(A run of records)
= = = = = = =
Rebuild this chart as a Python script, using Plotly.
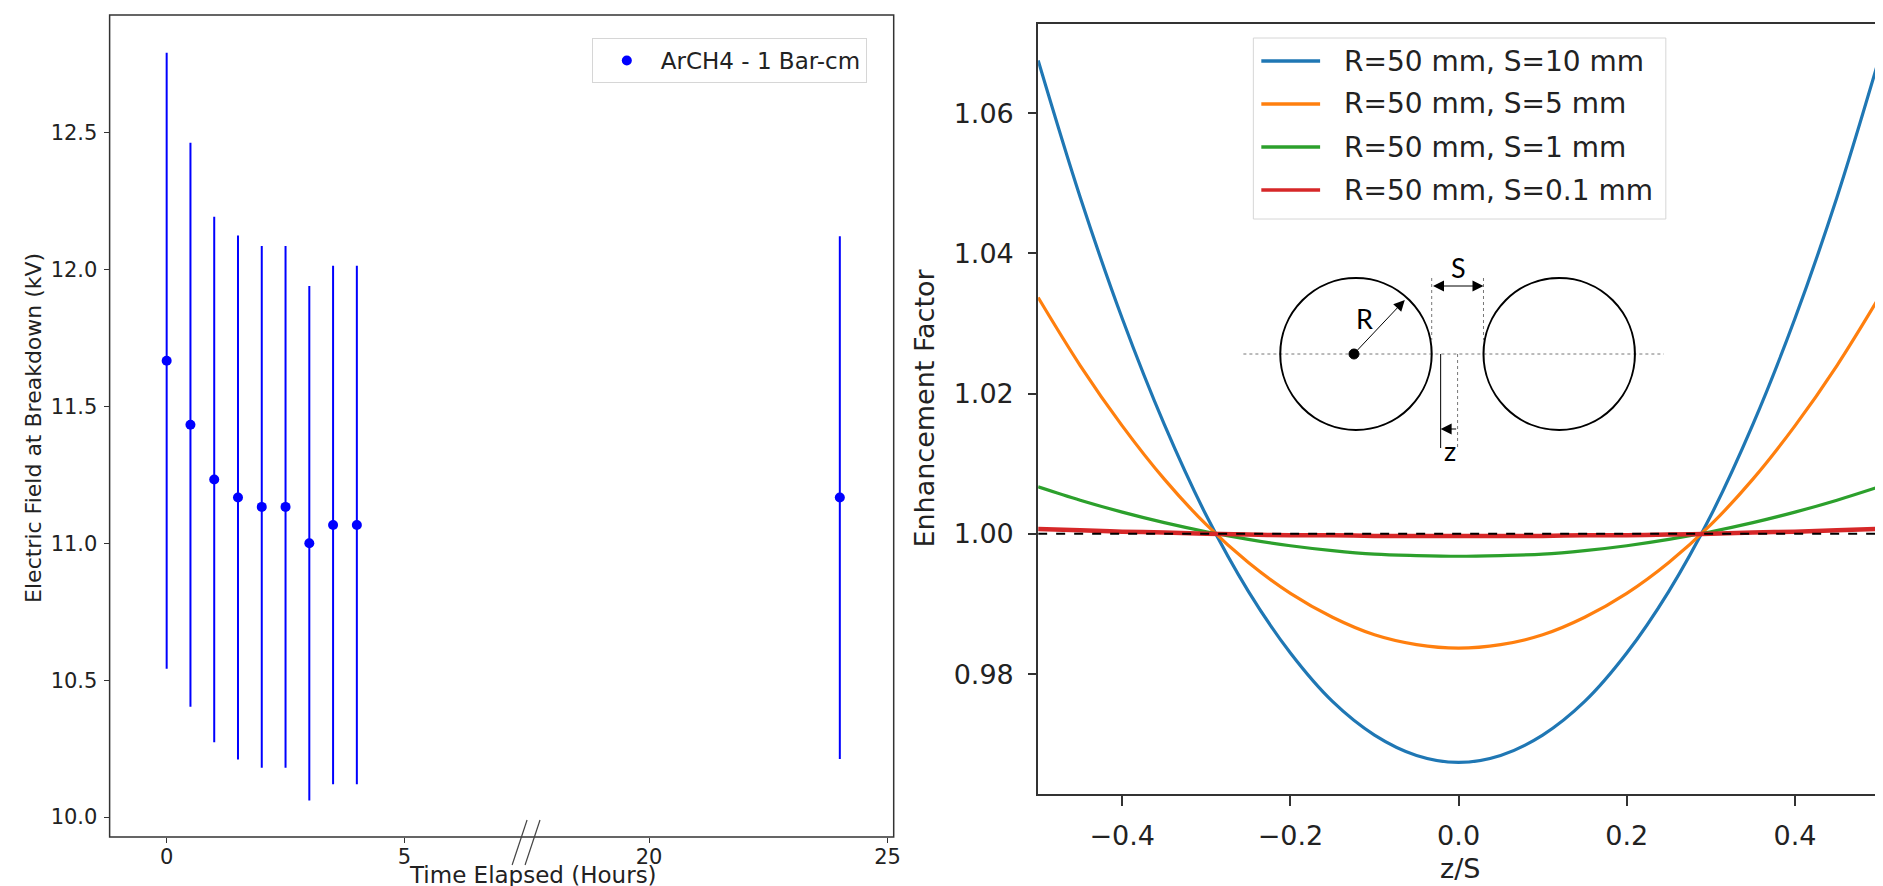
import plotly.graph_objects as go

W, H = 1883, 886

# ---- left panel: breakdown field vs time ----
hours = [0, 0.5, 1, 1.5, 2, 2.5, 3, 3.5, 4, 24]
field_kv = [11.667, 11.433, 11.233, 11.167, 11.133, 11.133, 11.000, 11.067, 11.067, 11.167]
field_err = [1.125, 1.030, 0.960, 0.957, 0.953, 0.953, 0.940, 0.947, 0.947, 0.955]

# ---- right panel: enhancement factor vs z/S ----
z_over_s = [-0.5, -0.45, -0.4, -0.35, -0.3, -0.25, -0.2, -0.15, -0.1, -0.05, 0.0,
            0.05, 0.1, 0.15, 0.2, 0.25, 0.3, 0.35, 0.4, 0.45, 0.5]
ef_s10 = [1.0675, 1.0480, 1.0307, 1.0156, 1.0026, 0.9918, 0.9830, 0.9761, 0.9713, 0.9684, 0.9674,
          0.9684, 0.9713, 0.9761, 0.9830, 0.9918, 1.0026, 1.0156, 1.0307, 1.0480, 1.0677]
ef_s5 = [1.0337, 1.0240, 1.0154, 1.0078, 1.0013, 0.9959, 0.9915, 0.9881, 0.9856, 0.9842, 0.9837,
         0.9842, 0.9856, 0.9881, 0.9915, 0.9959, 1.0013, 1.0078, 1.0154, 1.0240, 1.0337]
ef_s1 = [1.0067, 1.0048, 1.0031, 1.0016, 1.0003, 0.9992, 0.9983, 0.9976, 0.9971, 0.9969, 0.9968,
         0.9969, 0.9971, 0.9976, 0.9983, 0.9992, 1.0003, 1.0016, 1.0031, 1.0048, 1.0067]
ef_s01 = [1.0007, 1.0005, 1.0003, 1.0002, 1.0000, 0.9999, 0.9998, 0.9998, 0.9997, 0.9997, 0.9997,
          0.9997, 0.9997, 0.9998, 0.9998, 0.9999, 1.0000, 1.0002, 1.0003, 1.0005, 1.0007]
curve_labels = ["R=50 mm, S=10 mm", "R=50 mm, S=5 mm", "R=50 mm, S=1 mm", "R=50 mm, S=0.1 mm"]
curve_colors = ["#1f77b4", "#ff7f0e", "#2ca02c", "#d62728"]

FONT = "DejaVu Sans"


def px(x):
    return x / W


def py(y):
    return 1 - y / H


fig = go.Figure()

# left panel, split into the two segments of the broken axis
near = [i for i, h in enumerate(hours) if h < 10]
far = [i for i, h in enumerate(hours) if h >= 10]
for idx, xa, show in [(near, "x", True), (far, "x2", False)]:
    fig.add_trace(go.Scatter(
        x=[hours[i] for i in idx],
        y=[field_kv[i] for i in idx],
        error_y=dict(type="data", array=[field_err[i] for i in idx],
                     thickness=2, width=0, color="#0000ff"),
        mode="markers",
        marker=dict(color="#0000ff", size=10),
        name="ArCH4 - 1 Bar-cm",
        xaxis=xa, yaxis="y",
        showlegend=show,
    ))

# right panel curves
for vals, lab, col in zip([ef_s10, ef_s5, ef_s1, ef_s01], curve_labels, curve_colors):
    fig.add_trace(go.Scatter(
        x=z_over_s, y=vals, mode="lines", name=lab,
        line=dict(color=col, width=4.5 if col == "#d62728" else 3.2, shape="spline"),
        xaxis="x3", yaxis="y3", showlegend=False,
    ))
fig.add_trace(go.Scatter(
    x=[z_over_s[0], z_over_s[-1]], y=[1.0, 1.0], mode="lines",
    line=dict(color="black", width=2, dash="dash"),
    xaxis="x3", yaxis="y3", showlegend=False,
))

pp = dict(xref="paper", yref="paper")
shapes = [
    # frame of the left (broken) panel
    dict(type="rect", x0=px(102), x1=px(889), y0=py(829), y1=py(7),
         line=dict(color="#333", width=1.5), **pp),
    # break marks
    dict(type="line", x0=px(506), y0=py(857), x1=px(521), y1=py(812),
         line=dict(color="#444", width=1.2), **pp),
    dict(type="line", x0=px(519), y0=py(857), x1=px(534), y1=py(812),
         line=dict(color="#444", width=1.2), **pp),
]

# inset sketch of the two electrodes
shapes += [
    dict(type="line", x0=px(1240), x1=px(1662), y0=py(346), y1=py(346),
         line=dict(color="#777", width=1, dash="dot"), **pp),
    dict(type="circle", x0=px(1277), x1=px(1429), y0=py(422), y1=py(270),
         line=dict(color="black", width=2), **pp),
    dict(type="circle", x0=px(1481), x1=px(1633), y0=py(422), y1=py(270),
         line=dict(color="black", width=2), **pp),
    dict(type="circle", x0=px(1346), x1=px(1356), y0=py(351), y1=py(341),
         fillcolor="black", line=dict(color="black", width=1), **pp),
    dict(type="line", x0=px(1429), x1=px(1429), y0=py(270), y1=py(332),
         line=dict(color="#777", width=1, dash="dot"), **pp),
    dict(type="line", x0=px(1481), x1=px(1481), y0=py(270), y1=py(332),
         line=dict(color="#777", width=1, dash="dot"), **pp),
    dict(type="line", x0=px(1438), x1=px(1438), y0=py(346), y1=py(440),
         line=dict(color="black", width=1), **pp),
    dict(type="line", x0=px(1455), x1=px(1455), y0=py(346), y1=py(440),
         line=dict(color="#777", width=1, dash="dot"), **pp),
]


def label(text, x, y, size, angle=0, family=FONT, color="#222", anchor="center"):
    return dict(text=text, x=px(x), y=py(y), xref="paper", yref="paper",
                xanchor=anchor, yanchor="middle", showarrow=False, textangle=angle,
                font=dict(family=family, size=size, color=color))


def arrow(head, tail, both=False):
    d = dict(text="", x=px(head[0]), y=py(head[1]), xref="paper", yref="paper",
             ax=tail[0] - head[0], ay=tail[1] - head[1], showarrow=True,
             arrowhead=2, arrowsize=2.2, arrowwidth=1, arrowcolor="black")
    if both:
        d.update(arrowside="end+start", startarrowhead=2, startarrowsize=2.2)
    return d


annotations = [
    label("Electric Field at Breakdown (kV)", 25, 420, 22, -90),
    label("Time Elapsed (Hours)", 527, 867, 23),
    label("Enhancement Factor", 920, 400, 27, -90),
    label("z/S", 1457, 860, 27),
    label("R", 1362, 310, 27, family="Lato", color="black"),
    label("S", 1456, 259, 27, family="Lato", color="black"),
    label("z", 1447, 442, 27, family="Lato", color="black"),
    arrow((1402, 292), (1351, 346)),
    arrow((1481, 278), (1429, 278), both=True),
    arrow((1438, 421), (1455, 421)),
]

# legend box of the right panel
shapes.append(dict(type="rect", x0=px(1250), x1=px(1664), y0=py(211), y1=py(30),
                   fillcolor="white", line=dict(color="#d6d6d6", width=1), **pp))
for k, (lab, col) in enumerate(zip(curve_labels, curve_colors)):
    row = 53 + 43 * k
    shapes.append(dict(type="line", x0=px(1258), x1=px(1317), y0=py(row), y1=py(row),
                       line=dict(color=col, width=3.5), **pp))
    annotations.append(label(lab, 1339, row, 28, anchor="left"))

left_tick = dict(ticks="outside", ticklen=5, tickcolor="#333", showgrid=False, zeroline=False,
                 showline=False, tickfont=dict(family=FONT, size=21, color="#222"))
right_tick = dict(ticks="outside", tickwidth=1.5, tickcolor="#333", showgrid=False,
                  zeroline=False, showline=True, mirror=True, linecolor="#333", linewidth=2,
                  tickfont=dict(family=FONT, size=27, color="#222"))

fig.update_layout(
    width=W, height=H,
    margin=dict(l=0, r=0, t=0, b=0),
    paper_bgcolor="white", plot_bgcolor="white",
    font=dict(family=FONT, color="#222"),
    xaxis=dict(domain=[px(102), px(521)], range=[-1.2, 7.58], tickvals=[0, 5],
               anchor="y", ticklabelstandoff=-4, **left_tick),
    xaxis2=dict(domain=[px(521), px(889)], range=[17.44, 25.13], tickvals=[20, 25],
                anchor="y", ticklabelstandoff=-4, **left_tick),
    yaxis=dict(domain=[py(829), py(7)], range=[9.927, 12.93],
               tickvals=[10.0, 10.5, 11.0, 11.5, 12.0, 12.5], tickformat=".1f",
               anchor="x", ticklabelstandoff=2, **left_tick),
    xaxis3=dict(domain=[px(1034), px(1878)], range=[-0.5, 0.5],
                tickvals=[-0.4, -0.2, 0.0, 0.2, 0.4], tickformat=".1f",
                anchor="y3", ticklen=10, ticklabelstandoff=7, **right_tick),
    yaxis3=dict(domain=[py(786), py(16)], range=[0.9629, 1.0727],
                tickvals=[0.98, 1.00, 1.02, 1.04, 1.06], tickformat=".2f",
                anchor="x3", ticklen=8, ticklabelstandoff=9, **right_tick),
    legend=dict(x=px(586), y=py(30), xanchor="left", yanchor="top",
                font=dict(family=FONT, size=23, color="#222"),
                bgcolor="white", bordercolor="#d6d6d6", borderwidth=1, itemwidth=58),
    shapes=shapes,
    annotations=annotations,
)

fig.write_html("out.html")
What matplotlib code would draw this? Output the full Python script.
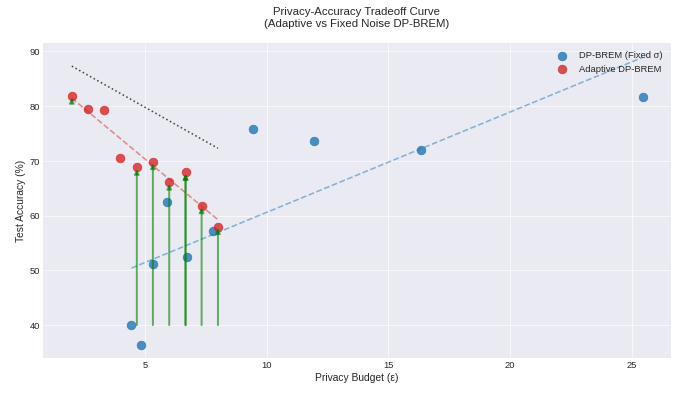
import numpy as np
import matplotlib
matplotlib.use("Agg")
import matplotlib.pyplot as plt

# valores
eps_fixed = [4.45, 4.85, 5.33, 5.89, 6.73, 7.81, 9.45, 11.96, 16.34, 25.44]
acc_fixed = [40.0, 36.45, 51.2, 62.4, 52.4, 57.2, 75.9, 73.6, 72.0, 81.6]

eps_adapt = [2.0, 2.67, 3.33, 4.0, 4.67, 5.33, 6.0, 6.67, 7.33, 8.0]
acc_adapt = [81.8, 79.5, 79.25, 70.5, 68.8, 69.85, 66.1, 67.9, 61.8, 58.0]

# flechas de mejora (x, y inicio, y fin)
arrow_x = [2.0, 4.67, 5.33, 6.0, 6.67, 6.67, 7.33, 8.0]
arrow_y0 = [80.9, 40.0, 40.0, 40.0, 40.0, 40.0, 40.0, 40.0]
arrow_y1 = [81.8, 68.8, 69.85, 66.1, 67.9, 67.9, 61.8, 58.0]

# linea de referencia punteada
ref_x = [2.0, 8.0]
ref_y = [87.3, 72.3]

plt.style.use("seaborn-v0_8-darkgrid")
plt.rcParams["font.family"] = ["Liberation Sans", "DejaVu Sans"]

fig, ax = plt.subplots(figsize=(12, 7), dpi=56.6)
fig.subplots_adjust(left=0.063, right=0.988, top=0.892, bottom=0.096)

ax.scatter(eps_fixed, acc_fixed, s=120, color="#1f77b4", alpha=0.8, label="DP-BREM (Fixed σ)", zorder=3)
ax.scatter(eps_adapt, acc_adapt, s=120, color="#d62728", alpha=0.8, label="Adaptive DP-BREM", zorder=3)

# tendencias lineales
z = np.polyfit(eps_fixed, acc_fixed, 1)
xf = np.array([min(eps_fixed), max(eps_fixed)])
ax.plot(xf, np.polyval(z, xf), "--", color="#1f77b4", alpha=0.5, lw=2)

z2 = np.polyfit(eps_adapt, acc_adapt, 1)
xa = np.array([min(eps_adapt), max(eps_adapt)])
ax.plot(xa, np.polyval(z2, xa), "--", color="#d62728", alpha=0.5, lw=2)

ax.plot(ref_x, ref_y, ":", color="black", alpha=0.7, lw=2)

for x, y0, y1 in zip(arrow_x, arrow_y0, arrow_y1):
    ax.annotate("", xy=(x, y1), xytext=(x, y0),
                arrowprops=dict(arrowstyle="-|>", color="green", alpha=0.6, lw=2.5,
                                mutation_scale=12, shrinkA=0, shrinkB=2))

ax.set_xlim(0.81, 26.6)
ax.set_ylim(34.0, 91.6)
ax.set_xlabel("Privacy Budget (ε)", fontsize=13)
ax.set_ylabel("Test Accuracy (%)", fontsize=13)
ax.set_title("Privacy-Accuracy Tradeoff Curve\n(Adaptive vs Fixed Noise DP-BREM)", fontsize=14.5, pad=20)
ax.tick_params(labelsize=12)
ax.legend(loc="upper right", fontsize=12)

fig.savefig("out.png", dpi=56.6)
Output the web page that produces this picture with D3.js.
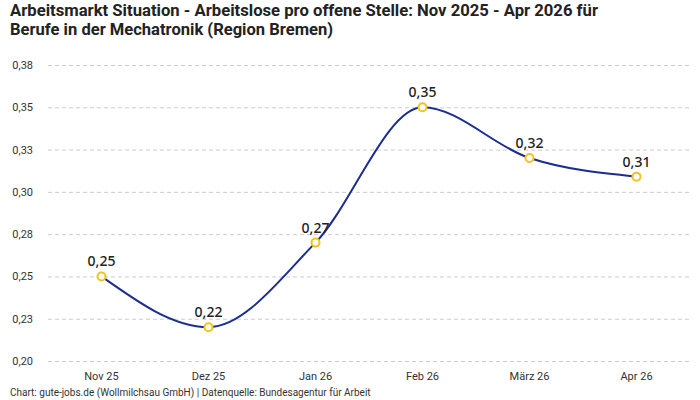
= = = = = = =
Stated goal:
Leave the pictures out and please restate exactly the lines running from the start of the material through the one with "W, H = 1883, 886".

Response below:
Rebuild this chart as a Python script, using Plotly.
import plotly.graph_objects as go

W, H = 1883, 886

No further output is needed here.